$ Ravi: x+y=a,x+z=b,y+z=c \implies a,b,c\geq 0 $ $ Then $ $ (a+b+c)^3=32abc\geq 3abc $ $ Then $ $ a,b,c\geq 0\implies Ravi $

I prooved that it is impossible. $(x+y)(y+z)(y+z)=x^2(y+z)+y^2(x+z)+z^2(x+y)+2xyz$ $x+y>z$ and $x+z>y$ and $y+z>x$ so $(x+y)(y+z)(z+x) >x^3+y^3+z^3 +(2xyz)$ That shows that the first equality is false.
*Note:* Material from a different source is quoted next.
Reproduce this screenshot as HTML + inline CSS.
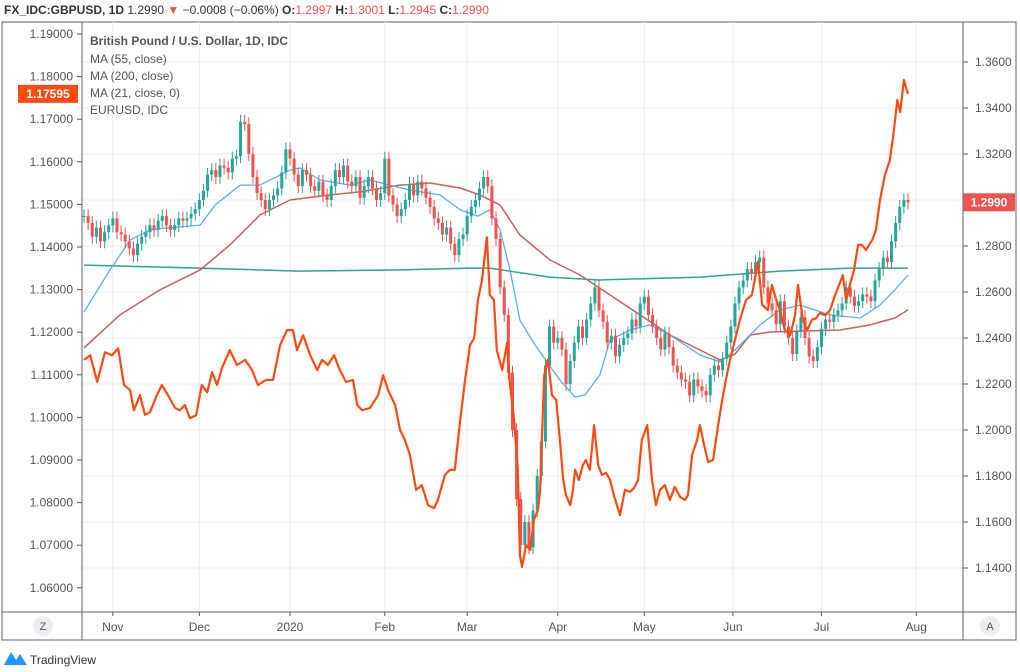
<!DOCTYPE html>
<html><head><meta charset="utf-8"><style>
body{margin:0;background:#fff;width:1020px;height:672px;overflow:hidden;font-family:"Liberation Sans",sans-serif}
svg{display:block}
</style></head><body>
<svg id="c" width="1020" height="672" viewBox="0 0 1020 672">
<text x="4" y="14" font-size="12" font-weight="bold" fill="#333">FX_IDC:GBPUSD, 1D <tspan font-weight="normal">1.2990</tspan> <tspan fill="#ef5350">▼</tspan> <tspan font-weight="normal">−0.0008 (−0.06%)</tspan> O:<tspan fill="#ef5350" font-weight="normal">1.2997</tspan> H:<tspan fill="#ef5350" font-weight="normal">1.3001</tspan> L:<tspan fill="#ef5350" font-weight="normal">1.2945</tspan> C:<tspan fill="#ef5350" font-weight="normal">1.2990</tspan></text>
<rect x="2" y="22" width="1014" height="618" fill="none" stroke="#5d606b" stroke-width="1"/>
<g id="grid"></g>
<g id="series"></g>
<line x1="82" y1="22" x2="82" y2="612" stroke="#5d606b"/>
<line x1="963" y1="22" x2="963" y2="612" stroke="#5d606b"/>
<line x1="2" y1="612" x2="1016" y2="612" stroke="#5d606b"/>
<line x1="82" y1="612" x2="82" y2="640" stroke="#5d606b"/>
<line x1="963" y1="612" x2="963" y2="640" stroke="#5d606b"/>
<g id="axes"></g>
<g id="legend" font-size="12" fill="#555">
<text x="90" y="45" font-weight="bold">British Pound / U.S. Dollar, 1D, IDC</text>
<text x="90" y="63">MA (55, close)</text>
<text x="90" y="80">MA (200, close)</text>
<text x="90" y="97">MA (21, close, 0)</text>
<text x="90" y="114">EURUSD, IDC</text>
</g>
<circle cx="43" cy="626" r="10" fill="#eceef2"/>
<text x="43" y="630" font-size="11" fill="#555" text-anchor="middle">Z</text>
<circle cx="990" cy="626" r="10" fill="#eceef2"/>
<text x="990" y="630" font-size="11" fill="#555" text-anchor="middle">A</text>
<g>
<path d="M4 665 L11 652 L16 660 L20 654 L27 665 Z" fill="#2196f3"/>
<text x="30" y="664" font-size="12" fill="#333">TradingView</text>
</g>
</svg>
<script>
const closes=[1.293,1.290,1.284,1.288,1.282,1.286,1.289,
1.292,1.286,1.285,1.282,1.279,1.276,1.281,
1.284,1.286,1.289,1.287,1.291,1.293,1.289,
1.287,1.289,1.292,1.291,1.292,1.294,1.296,
1.300,1.304,1.311,1.313,1.310,1.315,1.314,
1.312,1.318,1.319,1.334,
1.333,1.320,1.310,1.303,1.300,1.296,
1.300,1.302,1.305,1.312,1.322,
1.318,1.311,1.306,1.313,1.311,1.306,1.304,
1.308,1.302,1.300,1.306,1.313,1.310,1.315,
1.308,1.306,1.310,1.301,1.306,1.310,1.305,
1.300,1.303,1.318,
1.302,1.298,1.293,1.296,1.300,1.307,1.302,
1.308,1.305,1.301,1.297,1.292,1.290,1.285,
1.288,1.281,1.276,1.283,1.285,
1.293,1.297,1.300,1.305,1.310,
1.306,1.292,1.283,
1.262,1.250,1.225,1.200,1.170,1.150,1.160,
1.149,1.165,1.180,1.195,1.228,1.245,1.238,
1.240,1.235,1.220,1.230,1.238,1.245,1.240,
1.248,1.255,1.262,1.252,1.247,1.238,1.241,
1.232,1.237,1.240,1.242,1.248,1.245,1.255,
1.258,1.250,1.245,1.240,1.235,1.242,1.236,
1.228,1.225,1.222,1.221,1.215,1.222,1.219,
1.217,1.215,1.224,1.228,1.226,1.231,1.238,
1.245,1.255,1.262,1.265,1.270,1.268,1.273,
1.275,1.262,1.255,1.252,1.246,1.256,1.245,
1.240,1.233,1.243,1.249,1.240,1.232,1.230,
1.236,1.244,1.248,1.247,1.250,1.252,1.255,
1.262,1.258,1.254,1.256,1.259,1.258,1.256,
1.265,1.270,1.275,1.273,1.282,1.290,1.297,
1.300,1.299];
const ma55Idx=[0,6.3,11.2,16,19.7,28.2,31.8,37.9,42.7,50,52.4,57.3,64.6,69.4,74.3,79.1,86.4,91.3,95.6,98.5,101,103.4,105.8,109.5,115.5,119.2,121.6,125.2,127.7,132.5,137.4,142.2,149.5,154.4,158,164.1,168.9,173.8,181.1,188.4,193.2,196.8,200];
const ma55Val=[1.2513,1.2696,1.2826,1.2870,1.2878,1.2891,1.2978,1.3065,1.3065,1.3130,1.3139,1.3087,1.3065,1.3087,1.3065,1.3043,1.3022,1.2957,1.2930,1.2957,1.2870,1.2696,1.2478,1.2370,1.2217,1.2143,1.2152,1.2239,1.2391,1.2435,1.2457,1.2413,1.2326,1.2296,1.2348,1.2457,1.2522,1.2543,1.2500,1.2487,1.2543,1.2609,1.2674];
const ma200Idx=[0,8.7,18.4,28.2,35.4,42.7,50,59.7,67,76.7,84,91.3,96.1,101,105.8,113.1,120.4,127.7,135,142.2,149.5,154.4,158,161.7,166.5,173.8,183.5,190.8,196.8,200];
const ma200Val=[1.2357,1.2500,1.2609,1.2696,1.2804,1.2935,1.3000,1.3022,1.3035,1.3065,1.3074,1.3052,1.3022,1.2978,1.2848,1.2739,1.2674,1.2587,1.2500,1.2413,1.2348,1.2304,1.2330,1.2413,1.2426,1.2430,1.2435,1.2457,1.2487,1.2522];
const ma21Idx=[0,28,52,76.7,93.7,98.5,113,125,149.5,168.9,186,200];
const ma21Val=[1.2717,1.2704,1.2691,1.2696,1.2704,1.2704,1.2665,1.2652,1.2665,1.2691,1.2704,1.2704];
const eurIdx=[0,1.5,3.2,5.1,6.8,8.3,9.7,11.2,12.1,13.6,14.8,16.0,17.7,18.9,20.4,22.1,23.3,24.5,25.7,27.2,28.6,29.9,31.1,32.3,33.5,35.4,37.1,39.1,40.8,42.2,44.2,45.9,47.6,49.3,50.7,51.7,53.2,54.9,56.6,57.8,59.2,60.7,62.1,63.6,65.3,66.3,67.5,69.4,71.4,72.6,73.8,75.5,76.7,77.9,79.1,80.6,82.0,83.5,85.0,85.9,87.6,88.8,90.0,91.3,92.5,93.7,94.7,95.6,96.6,97.8,98.5,99.5,100.2,101.5,102.7,103.4,104.4,105.3,105.8,106.3,107.3,108.3,109.2,110.2,110.7,111.7,112.6,113.6,114.6,115.5,116.3,117.0,118.0,118.7,119.2,120.1,121.1,121.8,122.8,123.8,124.8,125.7,126.7,127.7,128.6,130.1,131.3,132.5,133.5,134.5,135.4,136.7,137.9,138.8,139.8,141.0,142.2,143.4,144.7,145.9,146.6,147.6,148.8,149.5,150.5,151.5,152.7,153.9,154.9,155.8,156.8,158.0,159.2,160.7,162.1,163.6,164.6,166.0,167.0,168.0,168.9,170.1,171.4,172.6,173.3,174.5,175.5,176.7,177.7,178.6,179.9,181.1,182.3,184.2,185.0,185.9,186.9,187.9,188.8,189.8,191.3,192.2,193.2,194.4,195.6,196.6,197.4,198.1,199.0,200.0];
const eurVal=[1.1135,1.1146,1.1083,1.1153,1.1146,1.1162,1.1076,1.1064,1.1017,1.1052,1.1006,1.1012,1.1052,1.1076,1.1052,1.1022,1.1017,1.1029,1.0998,1.1005,1.1076,1.1059,1.1106,1.1076,1.1116,1.1158,1.1123,1.1135,1.1111,1.1076,1.1088,1.1088,1.1170,1.1205,1.1205,1.1158,1.1193,1.1146,1.1111,1.1135,1.1123,1.1146,1.1111,1.1083,1.1088,1.1029,1.1017,1.1022,1.1052,1.1099,1.1064,1.1029,1.0971,1.0947,1.0912,1.0830,1.0841,1.0794,1.0787,1.0806,1.0865,1.0877,1.0877,1.0994,1.1088,1.1170,1.1186,1.1276,1.1322,1.1423,1.1287,1.1276,1.1158,1.1111,1.1174,1.1076,1.0994,1.0877,1.0677,1.0649,1.0700,1.0689,1.0759,1.0783,1.0830,1.1099,1.1135,1.1052,1.1041,1.0947,1.0853,1.0818,1.0794,1.0830,1.0877,1.0853,1.0888,1.0900,1.0877,1.0982,1.0888,1.0865,1.0870,1.0853,1.0818,1.0771,1.0830,1.0825,1.0834,1.0853,1.0947,1.0982,1.0853,1.0794,1.0830,1.0841,1.0806,1.0837,1.0813,1.0806,1.0818,1.0912,1.0947,1.0982,1.0935,1.0895,1.0900,1.0982,1.1041,1.1088,1.1135,1.1182,1.1229,1.1276,1.1287,1.1365,1.1264,1.1252,1.1311,1.1276,1.1252,1.1205,1.1193,1.1240,1.1311,1.1229,1.1205,1.1229,1.1233,1.1245,1.1240,1.1252,1.1287,1.1334,1.1276,1.1311,1.1346,1.1405,1.1405,1.1393,1.1416,1.1440,1.1510,1.1569,1.1604,1.1675,1.1745,1.1717,1.1792,1.17595];
const leftTicks=[1.19,1.18,1.17,1.16,1.15,1.14,1.13,1.12,1.11,1.10,1.09,1.08,1.07,1.06];
const rightTicks=[1.36,1.34,1.32,1.30,1.28,1.26,1.24,1.22,1.20,1.18,1.16,1.14];
const timeLabels=["Nov","Dec","2020","Feb","Mar","Apr","May","Jun","Jul","Aug"];
const timeIdx=[7,28,50,73,93,115,136,157.5,179,202];

const NS="http://www.w3.org/2000/svg";
const xS=i=>84+i*4.12;
const yR=p=>62+(1.36-p)*2300;
const yL=v=>34+(1.19-v)*4260;
function mk(tag,attrs,parent){const e=document.createElementNS(NS,tag);for(const k in attrs)e.setAttribute(k,attrs[k]);parent.appendChild(e);return e;}
const grid=document.getElementById('grid'),ser=document.getElementById('series'),ax=document.getElementById('axes');
rightTicks.forEach(t=>{const y=yR(t);
 const g=mk('line',{x1:82,x2:963,y1:y,y2:y,stroke:'#e8eef4'},grid);
 
 
 mk('line',{x1:963,x2:968,y1:y,y2:y,stroke:'#555'},ax);
 const tx=mk('text',{x:975,y:y+4,'font-size':12,fill:'#555'},ax);tx.textContent=t.toFixed(4);
 
 
});
leftTicks.forEach(t=>{const y=yL(t);
 mk('line',{x1:77,x2:82,y1:y,y2:y,stroke:'#555'},ax);
 const tx=mk('text',{x:73,y:y+4,'font-size':12,fill:'#555','text-anchor':'end'},ax);tx.textContent=t.toFixed(5);
 
 
});
timeIdx.forEach((t,k)=>{const x=xS(t);
 const g=mk('line',{x1:x,x2:x,y1:22,y2:612,stroke:'#e8eef4'},grid);
 
 
 mk('line',{x1:x,x2:x,y1:612,y2:616,stroke:'#555'},ax);
 const tx=mk('text',{x:x,y:631,'font-size':12,fill:'#555','text-anchor':'middle'},ax);tx.textContent=timeLabels[k];
 
 
});
function line(idx,val,yf,color,w,name){let d='';idx.forEach((i,k)=>{d+=(k?'L':'M')+xS(i).toFixed(1)+' '+yf(val[k]).toFixed(1)});
 const p=mk('path',{d:d,fill:'none',stroke:color,'stroke-width':w,'stroke-linejoin':'round'},ser);
 
 }
line(ma21Idx,ma21Val,yR,'#2ea58e',1.5,'ma21-line');
line(ma200Idx,ma200Val,yR,'#c9605c',1.5,'ma200-line');
line(ma55Idx,ma55Val,yR,'#5aaef0',1.3,'ma55-line');
closes.forEach((c,i)=>{const o=i?closes[i-1]:c;const up=c>=o;const col=up?'#26a69a':'#ef5350';
 const x=xS(i);const hi=Math.max(o,c)+0.003,lo=Math.min(o,c)-0.003;
 const g=mk('g',{},ser);
 
 
 mk('line',{x1:x,x2:x,y1:yR(hi),y2:yR(lo),stroke:col,'stroke-width':1},g);
 const y1=yR(Math.max(o,c)),y2=yR(Math.min(o,c));
 mk('rect',{x:x-1.5,y:y1,width:3,height:Math.max(1,y2-y1),fill:col},g);
});
line(eurIdx,eurVal,yL,'#ff4a12',2.2,'eurusd-line');
const lv=eurVal[eurVal.length-1],ly=yL(lv);
const lb=mk('rect',{x:18,y:ly-9,width:60,height:18,fill:'#ff4a12'},ax);


const lt=mk('text',{x:48,y:ly+4,'font-size':12,fill:'#fff','text-anchor':'middle','font-weight':'bold'},ax);lt.textContent=lv.toFixed(5);
const rv=closes[closes.length-1],ry=yR(rv);
const rb=mk('rect',{x:963,y:ry-9,width:52,height:18,fill:'#ef5350'},ax);


const rt=mk('text',{x:989,y:ry+4,'font-size':12,fill:'#fff','text-anchor':'middle','font-weight':'bold'},ax);rt.textContent=rv.toFixed(4);
</script>
</body></html>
The answer is no.

TurtleKing123 wrote: $(x+y)(y+z)(y+z)=x^2(y+z)+y^2(x+z)+z^2(x+y)$ You're missing a $2xyz$ on the right hand side. Feridimo wrote: $ Ravi: x+y=a,x+z=b,y+z=c \implies a,b,c\geq 0 $ $ Then $ $ (a+b+c)^3=32abc\geq 3abc $ $ Then $ $ a,b,c\geq 0\implies Ravi $ That's not what we want to show. We want to show if $b+c=x,a+c=y,a+b=z$, then $a,b,c\geq 0$.

JBMO2020 wrote: Is it true that there exists a triangle with sides $x, y, z$ so that $x^3+y^3+z^3=(x+y)(y+z)(z+x)$?